> **THE EXERCISE**
What is the number of lines in the entries below that include the word "this"? Provide the number only.

> **RECORDS TO PROCESS**
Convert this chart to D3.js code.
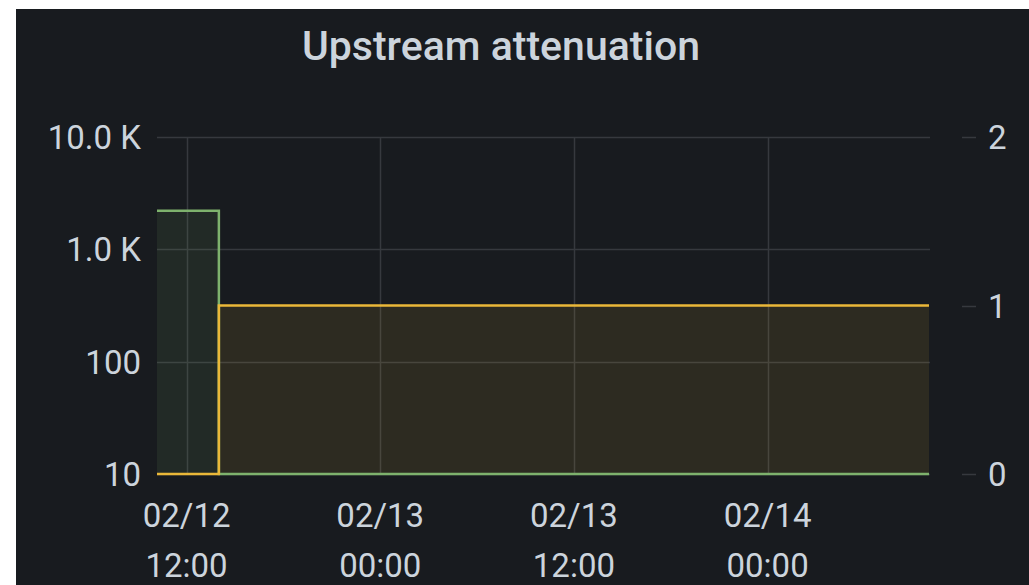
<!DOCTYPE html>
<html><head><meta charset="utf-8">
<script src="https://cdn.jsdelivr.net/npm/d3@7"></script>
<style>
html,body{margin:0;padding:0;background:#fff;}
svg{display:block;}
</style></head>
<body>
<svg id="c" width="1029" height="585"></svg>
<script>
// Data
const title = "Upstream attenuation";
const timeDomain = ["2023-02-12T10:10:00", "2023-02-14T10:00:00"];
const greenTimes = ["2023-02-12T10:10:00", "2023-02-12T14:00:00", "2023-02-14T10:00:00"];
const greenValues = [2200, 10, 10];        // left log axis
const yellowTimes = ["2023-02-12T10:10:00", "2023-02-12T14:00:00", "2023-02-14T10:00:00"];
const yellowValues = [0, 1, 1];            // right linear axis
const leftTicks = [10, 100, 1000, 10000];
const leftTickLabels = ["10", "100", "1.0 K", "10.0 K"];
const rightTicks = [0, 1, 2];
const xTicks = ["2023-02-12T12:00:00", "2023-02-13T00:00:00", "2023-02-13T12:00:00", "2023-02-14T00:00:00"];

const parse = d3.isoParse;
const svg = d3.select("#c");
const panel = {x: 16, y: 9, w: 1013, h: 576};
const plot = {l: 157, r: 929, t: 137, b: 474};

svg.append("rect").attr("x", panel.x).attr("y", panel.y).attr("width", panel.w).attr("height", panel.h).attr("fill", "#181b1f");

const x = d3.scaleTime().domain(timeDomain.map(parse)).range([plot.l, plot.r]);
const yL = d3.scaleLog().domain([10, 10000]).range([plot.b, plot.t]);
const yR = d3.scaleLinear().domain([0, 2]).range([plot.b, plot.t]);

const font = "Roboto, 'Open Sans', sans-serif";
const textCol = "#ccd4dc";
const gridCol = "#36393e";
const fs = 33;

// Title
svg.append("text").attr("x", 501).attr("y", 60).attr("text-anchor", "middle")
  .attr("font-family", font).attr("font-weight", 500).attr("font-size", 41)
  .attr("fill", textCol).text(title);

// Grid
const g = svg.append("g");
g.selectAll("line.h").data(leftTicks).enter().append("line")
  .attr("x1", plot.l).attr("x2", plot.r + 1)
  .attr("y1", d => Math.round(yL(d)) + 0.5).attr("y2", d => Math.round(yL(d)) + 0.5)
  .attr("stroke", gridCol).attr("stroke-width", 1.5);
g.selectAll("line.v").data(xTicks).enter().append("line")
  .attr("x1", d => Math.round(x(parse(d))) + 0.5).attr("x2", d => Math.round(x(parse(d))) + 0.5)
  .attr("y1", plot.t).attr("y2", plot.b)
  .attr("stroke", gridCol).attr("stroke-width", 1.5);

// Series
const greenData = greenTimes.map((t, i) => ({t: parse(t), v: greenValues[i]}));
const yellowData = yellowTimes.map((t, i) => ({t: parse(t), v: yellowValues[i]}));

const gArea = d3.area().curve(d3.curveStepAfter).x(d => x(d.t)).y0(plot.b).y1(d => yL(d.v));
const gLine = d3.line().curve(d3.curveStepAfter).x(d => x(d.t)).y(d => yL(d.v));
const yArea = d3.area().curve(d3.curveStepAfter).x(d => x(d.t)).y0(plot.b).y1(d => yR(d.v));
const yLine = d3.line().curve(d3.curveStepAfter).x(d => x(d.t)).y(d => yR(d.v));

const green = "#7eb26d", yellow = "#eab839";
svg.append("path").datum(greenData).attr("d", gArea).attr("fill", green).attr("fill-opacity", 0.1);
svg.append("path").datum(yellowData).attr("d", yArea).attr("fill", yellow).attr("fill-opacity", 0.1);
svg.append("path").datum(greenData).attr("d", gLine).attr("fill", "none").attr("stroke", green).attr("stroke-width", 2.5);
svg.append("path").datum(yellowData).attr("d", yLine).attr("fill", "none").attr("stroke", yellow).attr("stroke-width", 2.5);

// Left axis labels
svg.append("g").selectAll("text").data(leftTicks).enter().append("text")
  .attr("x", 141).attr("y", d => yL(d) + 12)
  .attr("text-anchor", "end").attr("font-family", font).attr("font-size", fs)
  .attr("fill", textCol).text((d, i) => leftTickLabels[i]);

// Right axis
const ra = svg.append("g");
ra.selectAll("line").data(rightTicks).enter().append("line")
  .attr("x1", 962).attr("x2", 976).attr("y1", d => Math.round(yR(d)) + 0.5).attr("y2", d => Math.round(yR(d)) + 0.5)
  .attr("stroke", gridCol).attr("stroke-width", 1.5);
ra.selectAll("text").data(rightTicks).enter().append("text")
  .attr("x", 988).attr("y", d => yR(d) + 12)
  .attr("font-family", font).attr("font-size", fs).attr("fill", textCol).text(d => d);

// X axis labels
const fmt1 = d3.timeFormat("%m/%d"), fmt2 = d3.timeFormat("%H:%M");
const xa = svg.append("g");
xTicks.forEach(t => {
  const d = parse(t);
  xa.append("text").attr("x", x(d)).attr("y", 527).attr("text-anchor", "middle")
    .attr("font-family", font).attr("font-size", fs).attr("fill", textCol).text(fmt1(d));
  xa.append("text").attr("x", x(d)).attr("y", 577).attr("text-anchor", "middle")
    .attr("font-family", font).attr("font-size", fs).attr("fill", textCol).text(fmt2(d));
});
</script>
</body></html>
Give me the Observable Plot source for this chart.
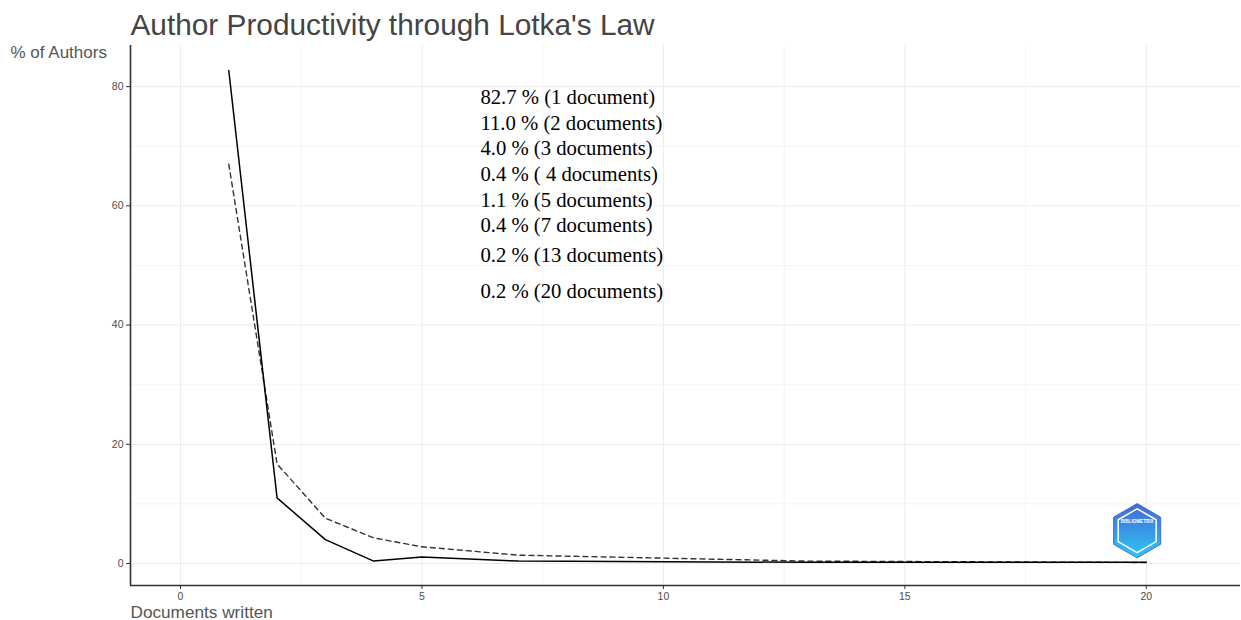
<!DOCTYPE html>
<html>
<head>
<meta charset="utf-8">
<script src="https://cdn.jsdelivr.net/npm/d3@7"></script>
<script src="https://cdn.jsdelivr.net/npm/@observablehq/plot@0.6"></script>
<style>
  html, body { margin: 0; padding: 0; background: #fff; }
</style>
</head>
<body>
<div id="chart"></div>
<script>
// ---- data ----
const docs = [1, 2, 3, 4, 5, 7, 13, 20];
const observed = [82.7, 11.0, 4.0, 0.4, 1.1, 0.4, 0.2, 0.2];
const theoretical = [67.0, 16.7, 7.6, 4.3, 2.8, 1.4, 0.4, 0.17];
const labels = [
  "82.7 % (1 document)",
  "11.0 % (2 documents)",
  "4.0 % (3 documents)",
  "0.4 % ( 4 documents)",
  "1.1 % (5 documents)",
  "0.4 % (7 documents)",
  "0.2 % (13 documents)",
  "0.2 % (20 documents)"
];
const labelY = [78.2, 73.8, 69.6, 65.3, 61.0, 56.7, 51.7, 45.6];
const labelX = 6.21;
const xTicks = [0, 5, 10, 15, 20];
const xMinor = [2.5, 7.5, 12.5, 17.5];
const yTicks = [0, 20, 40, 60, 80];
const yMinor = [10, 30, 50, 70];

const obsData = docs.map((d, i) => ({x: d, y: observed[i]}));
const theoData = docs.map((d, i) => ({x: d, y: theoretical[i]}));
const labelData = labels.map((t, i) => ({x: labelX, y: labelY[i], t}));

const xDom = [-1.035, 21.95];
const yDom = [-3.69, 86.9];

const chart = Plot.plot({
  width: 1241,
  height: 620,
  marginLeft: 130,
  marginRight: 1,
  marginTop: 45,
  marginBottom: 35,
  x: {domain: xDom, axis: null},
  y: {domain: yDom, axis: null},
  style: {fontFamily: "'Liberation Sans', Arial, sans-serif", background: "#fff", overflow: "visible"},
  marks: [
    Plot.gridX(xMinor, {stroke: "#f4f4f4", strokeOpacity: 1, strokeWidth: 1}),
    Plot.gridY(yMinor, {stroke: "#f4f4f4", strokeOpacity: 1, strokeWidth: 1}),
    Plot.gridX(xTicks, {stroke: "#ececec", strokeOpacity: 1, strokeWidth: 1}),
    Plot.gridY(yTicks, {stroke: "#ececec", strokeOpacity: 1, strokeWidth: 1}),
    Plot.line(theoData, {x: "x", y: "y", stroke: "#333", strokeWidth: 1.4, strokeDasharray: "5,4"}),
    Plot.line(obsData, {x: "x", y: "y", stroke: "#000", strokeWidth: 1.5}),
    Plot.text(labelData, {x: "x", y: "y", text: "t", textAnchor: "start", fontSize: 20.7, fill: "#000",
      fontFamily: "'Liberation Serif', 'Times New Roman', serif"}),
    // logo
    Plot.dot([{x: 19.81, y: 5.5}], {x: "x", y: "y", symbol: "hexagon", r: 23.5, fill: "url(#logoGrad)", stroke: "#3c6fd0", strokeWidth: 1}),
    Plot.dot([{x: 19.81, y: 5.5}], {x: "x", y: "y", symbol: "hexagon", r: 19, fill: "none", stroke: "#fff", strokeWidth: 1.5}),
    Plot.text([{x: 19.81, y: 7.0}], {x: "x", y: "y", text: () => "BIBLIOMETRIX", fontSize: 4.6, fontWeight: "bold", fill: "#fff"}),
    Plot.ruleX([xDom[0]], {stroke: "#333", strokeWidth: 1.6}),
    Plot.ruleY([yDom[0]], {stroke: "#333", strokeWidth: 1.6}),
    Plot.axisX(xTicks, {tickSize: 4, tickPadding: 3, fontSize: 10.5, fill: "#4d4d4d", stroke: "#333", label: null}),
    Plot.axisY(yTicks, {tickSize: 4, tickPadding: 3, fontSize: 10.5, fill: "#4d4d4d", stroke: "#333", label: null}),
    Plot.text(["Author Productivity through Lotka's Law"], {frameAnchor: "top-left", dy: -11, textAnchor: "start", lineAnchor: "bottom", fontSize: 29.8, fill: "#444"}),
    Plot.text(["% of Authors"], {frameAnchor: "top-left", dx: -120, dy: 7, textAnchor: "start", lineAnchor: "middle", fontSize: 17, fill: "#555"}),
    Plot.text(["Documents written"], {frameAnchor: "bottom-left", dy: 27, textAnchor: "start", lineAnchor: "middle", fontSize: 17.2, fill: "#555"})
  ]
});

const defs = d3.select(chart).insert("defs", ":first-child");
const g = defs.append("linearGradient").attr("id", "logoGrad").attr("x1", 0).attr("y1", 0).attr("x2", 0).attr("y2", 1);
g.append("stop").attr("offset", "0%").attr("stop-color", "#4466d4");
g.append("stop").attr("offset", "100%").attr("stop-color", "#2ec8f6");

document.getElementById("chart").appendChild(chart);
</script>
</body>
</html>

> **SOLUTION TO THE PROBLEM**
2